● **Given material**
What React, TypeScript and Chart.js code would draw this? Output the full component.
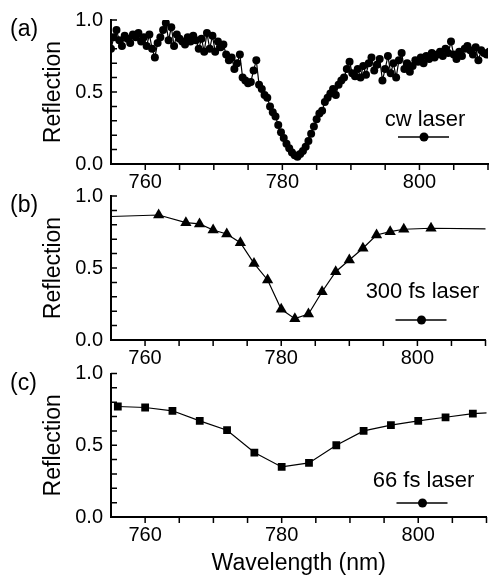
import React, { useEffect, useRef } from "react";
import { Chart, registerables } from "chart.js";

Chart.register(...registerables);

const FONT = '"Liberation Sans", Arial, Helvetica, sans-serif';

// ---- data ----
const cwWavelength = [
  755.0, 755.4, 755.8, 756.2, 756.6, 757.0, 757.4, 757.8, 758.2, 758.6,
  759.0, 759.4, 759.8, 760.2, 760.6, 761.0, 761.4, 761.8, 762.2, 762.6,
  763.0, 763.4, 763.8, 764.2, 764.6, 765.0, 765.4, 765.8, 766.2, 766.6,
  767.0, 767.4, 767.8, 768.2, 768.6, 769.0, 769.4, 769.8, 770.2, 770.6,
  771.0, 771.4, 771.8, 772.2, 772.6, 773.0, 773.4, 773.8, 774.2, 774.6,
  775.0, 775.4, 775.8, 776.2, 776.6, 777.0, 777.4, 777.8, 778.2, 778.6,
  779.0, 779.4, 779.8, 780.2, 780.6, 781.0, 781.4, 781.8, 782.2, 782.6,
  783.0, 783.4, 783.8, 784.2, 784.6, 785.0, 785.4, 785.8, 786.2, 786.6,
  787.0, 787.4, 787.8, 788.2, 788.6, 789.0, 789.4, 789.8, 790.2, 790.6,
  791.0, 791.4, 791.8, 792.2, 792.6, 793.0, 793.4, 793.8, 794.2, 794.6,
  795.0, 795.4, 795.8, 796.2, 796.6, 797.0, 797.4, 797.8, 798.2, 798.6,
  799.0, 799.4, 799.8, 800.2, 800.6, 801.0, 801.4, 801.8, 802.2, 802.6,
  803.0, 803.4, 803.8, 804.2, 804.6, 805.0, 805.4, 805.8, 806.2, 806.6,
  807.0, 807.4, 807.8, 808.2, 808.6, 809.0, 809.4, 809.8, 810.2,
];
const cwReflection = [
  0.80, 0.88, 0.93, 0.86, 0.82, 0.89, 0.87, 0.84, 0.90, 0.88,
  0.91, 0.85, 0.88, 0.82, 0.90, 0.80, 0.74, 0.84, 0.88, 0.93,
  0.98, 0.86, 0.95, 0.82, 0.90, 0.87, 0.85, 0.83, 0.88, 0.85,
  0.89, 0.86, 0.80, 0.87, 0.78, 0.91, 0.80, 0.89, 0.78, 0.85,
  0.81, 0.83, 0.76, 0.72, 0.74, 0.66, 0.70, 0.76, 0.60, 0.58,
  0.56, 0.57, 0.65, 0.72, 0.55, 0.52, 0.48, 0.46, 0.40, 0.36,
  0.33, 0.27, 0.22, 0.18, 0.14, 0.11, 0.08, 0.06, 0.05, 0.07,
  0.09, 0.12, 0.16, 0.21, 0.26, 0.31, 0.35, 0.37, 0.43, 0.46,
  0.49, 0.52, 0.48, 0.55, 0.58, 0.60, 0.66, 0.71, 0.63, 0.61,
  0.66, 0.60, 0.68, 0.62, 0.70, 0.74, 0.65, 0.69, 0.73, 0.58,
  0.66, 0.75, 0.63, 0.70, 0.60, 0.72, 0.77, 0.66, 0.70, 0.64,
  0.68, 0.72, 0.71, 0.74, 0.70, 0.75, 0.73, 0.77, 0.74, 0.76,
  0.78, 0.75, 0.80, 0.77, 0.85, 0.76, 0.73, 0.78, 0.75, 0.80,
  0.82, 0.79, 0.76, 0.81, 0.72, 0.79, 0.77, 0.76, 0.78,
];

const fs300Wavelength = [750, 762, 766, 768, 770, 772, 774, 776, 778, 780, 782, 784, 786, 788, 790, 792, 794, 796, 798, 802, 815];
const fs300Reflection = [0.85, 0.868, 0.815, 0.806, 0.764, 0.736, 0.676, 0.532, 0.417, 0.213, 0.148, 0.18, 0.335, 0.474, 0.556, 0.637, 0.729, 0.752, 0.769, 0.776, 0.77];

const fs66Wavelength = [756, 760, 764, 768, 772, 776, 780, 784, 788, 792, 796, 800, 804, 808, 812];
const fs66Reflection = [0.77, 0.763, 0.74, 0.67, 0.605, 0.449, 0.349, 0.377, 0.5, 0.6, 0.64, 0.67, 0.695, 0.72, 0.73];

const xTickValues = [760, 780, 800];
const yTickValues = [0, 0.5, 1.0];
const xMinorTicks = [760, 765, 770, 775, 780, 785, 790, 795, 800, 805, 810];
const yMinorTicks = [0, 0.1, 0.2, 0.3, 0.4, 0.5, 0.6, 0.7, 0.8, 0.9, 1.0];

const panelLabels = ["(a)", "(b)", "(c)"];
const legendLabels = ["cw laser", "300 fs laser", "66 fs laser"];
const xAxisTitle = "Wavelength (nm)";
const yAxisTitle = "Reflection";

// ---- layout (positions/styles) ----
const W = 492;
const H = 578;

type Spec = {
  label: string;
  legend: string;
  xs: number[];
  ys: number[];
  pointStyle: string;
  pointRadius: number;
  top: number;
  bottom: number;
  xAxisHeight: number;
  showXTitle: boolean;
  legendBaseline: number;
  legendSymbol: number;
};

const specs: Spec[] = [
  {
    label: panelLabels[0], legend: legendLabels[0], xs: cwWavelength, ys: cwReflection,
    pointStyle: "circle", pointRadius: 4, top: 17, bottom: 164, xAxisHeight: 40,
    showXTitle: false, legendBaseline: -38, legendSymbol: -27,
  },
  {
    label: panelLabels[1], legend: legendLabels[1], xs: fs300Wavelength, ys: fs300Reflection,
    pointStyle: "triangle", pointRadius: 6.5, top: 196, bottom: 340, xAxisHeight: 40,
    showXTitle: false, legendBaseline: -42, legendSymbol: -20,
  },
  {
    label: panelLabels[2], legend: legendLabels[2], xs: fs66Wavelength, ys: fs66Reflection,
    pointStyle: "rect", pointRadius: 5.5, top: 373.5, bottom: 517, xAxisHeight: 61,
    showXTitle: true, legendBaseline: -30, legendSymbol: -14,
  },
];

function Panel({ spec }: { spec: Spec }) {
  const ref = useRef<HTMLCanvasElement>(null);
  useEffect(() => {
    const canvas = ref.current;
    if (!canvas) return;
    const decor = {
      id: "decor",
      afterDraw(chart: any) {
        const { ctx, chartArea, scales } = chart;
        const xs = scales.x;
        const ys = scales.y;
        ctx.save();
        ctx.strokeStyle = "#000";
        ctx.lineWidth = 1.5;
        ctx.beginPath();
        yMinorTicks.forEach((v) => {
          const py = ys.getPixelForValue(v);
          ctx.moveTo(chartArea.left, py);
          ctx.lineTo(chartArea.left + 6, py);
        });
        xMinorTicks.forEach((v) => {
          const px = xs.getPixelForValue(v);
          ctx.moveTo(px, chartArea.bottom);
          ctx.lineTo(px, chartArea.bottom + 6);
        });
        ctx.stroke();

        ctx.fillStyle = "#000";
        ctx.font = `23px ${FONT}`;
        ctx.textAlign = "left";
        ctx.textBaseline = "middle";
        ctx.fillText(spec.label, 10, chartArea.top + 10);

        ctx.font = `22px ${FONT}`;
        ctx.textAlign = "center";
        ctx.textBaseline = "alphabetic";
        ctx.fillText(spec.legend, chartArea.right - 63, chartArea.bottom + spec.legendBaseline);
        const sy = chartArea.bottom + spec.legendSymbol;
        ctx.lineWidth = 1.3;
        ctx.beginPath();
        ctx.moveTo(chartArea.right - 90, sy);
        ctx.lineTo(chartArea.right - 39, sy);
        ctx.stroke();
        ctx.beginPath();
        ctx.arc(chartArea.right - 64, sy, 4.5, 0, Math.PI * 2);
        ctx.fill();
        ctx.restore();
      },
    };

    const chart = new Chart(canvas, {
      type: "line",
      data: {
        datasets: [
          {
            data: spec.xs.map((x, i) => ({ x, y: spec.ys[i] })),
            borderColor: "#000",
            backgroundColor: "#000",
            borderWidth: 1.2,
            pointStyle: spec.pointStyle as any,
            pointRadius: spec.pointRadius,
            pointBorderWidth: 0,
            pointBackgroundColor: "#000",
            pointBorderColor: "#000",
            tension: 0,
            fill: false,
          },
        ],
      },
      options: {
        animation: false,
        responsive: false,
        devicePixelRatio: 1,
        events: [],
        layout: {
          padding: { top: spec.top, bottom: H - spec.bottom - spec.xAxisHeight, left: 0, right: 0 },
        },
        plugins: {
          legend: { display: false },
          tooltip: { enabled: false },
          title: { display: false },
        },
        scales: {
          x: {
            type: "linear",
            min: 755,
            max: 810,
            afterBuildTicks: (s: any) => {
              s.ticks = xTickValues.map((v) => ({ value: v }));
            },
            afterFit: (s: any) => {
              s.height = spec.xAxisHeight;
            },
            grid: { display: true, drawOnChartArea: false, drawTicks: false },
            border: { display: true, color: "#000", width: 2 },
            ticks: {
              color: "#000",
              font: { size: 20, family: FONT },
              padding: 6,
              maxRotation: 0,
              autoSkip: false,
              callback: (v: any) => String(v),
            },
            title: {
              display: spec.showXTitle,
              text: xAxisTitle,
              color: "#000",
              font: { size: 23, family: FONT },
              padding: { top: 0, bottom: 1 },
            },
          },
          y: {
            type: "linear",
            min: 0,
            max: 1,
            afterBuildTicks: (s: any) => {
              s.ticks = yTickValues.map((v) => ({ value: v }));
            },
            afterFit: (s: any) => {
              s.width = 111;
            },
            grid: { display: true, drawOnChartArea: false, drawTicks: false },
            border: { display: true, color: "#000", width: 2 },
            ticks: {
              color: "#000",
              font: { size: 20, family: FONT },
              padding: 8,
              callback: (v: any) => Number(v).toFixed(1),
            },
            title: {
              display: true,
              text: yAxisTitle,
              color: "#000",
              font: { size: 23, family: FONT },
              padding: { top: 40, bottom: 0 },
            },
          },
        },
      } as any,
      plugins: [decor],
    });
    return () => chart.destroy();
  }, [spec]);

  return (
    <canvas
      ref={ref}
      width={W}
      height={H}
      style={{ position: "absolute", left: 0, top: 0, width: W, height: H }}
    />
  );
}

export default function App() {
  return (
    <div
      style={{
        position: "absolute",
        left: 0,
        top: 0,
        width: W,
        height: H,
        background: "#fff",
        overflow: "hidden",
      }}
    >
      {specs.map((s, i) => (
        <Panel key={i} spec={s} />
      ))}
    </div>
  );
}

● **What the task requires**
Set down again, exactly, the lines of the material above from its first line to the one with "Arial, Helvetica, sans-serif';", inclusive. Leave the pictures out.

● **Solution below**
What React, TypeScript and Chart.js code would draw this? Output the full component.
import React, { useEffect, useRef } from "react";
import { Chart, registerables } from "chart.js";

Chart.register(...registerables);

const FONT = '"Liberation Sans", Arial, Helvetica, sans-serif';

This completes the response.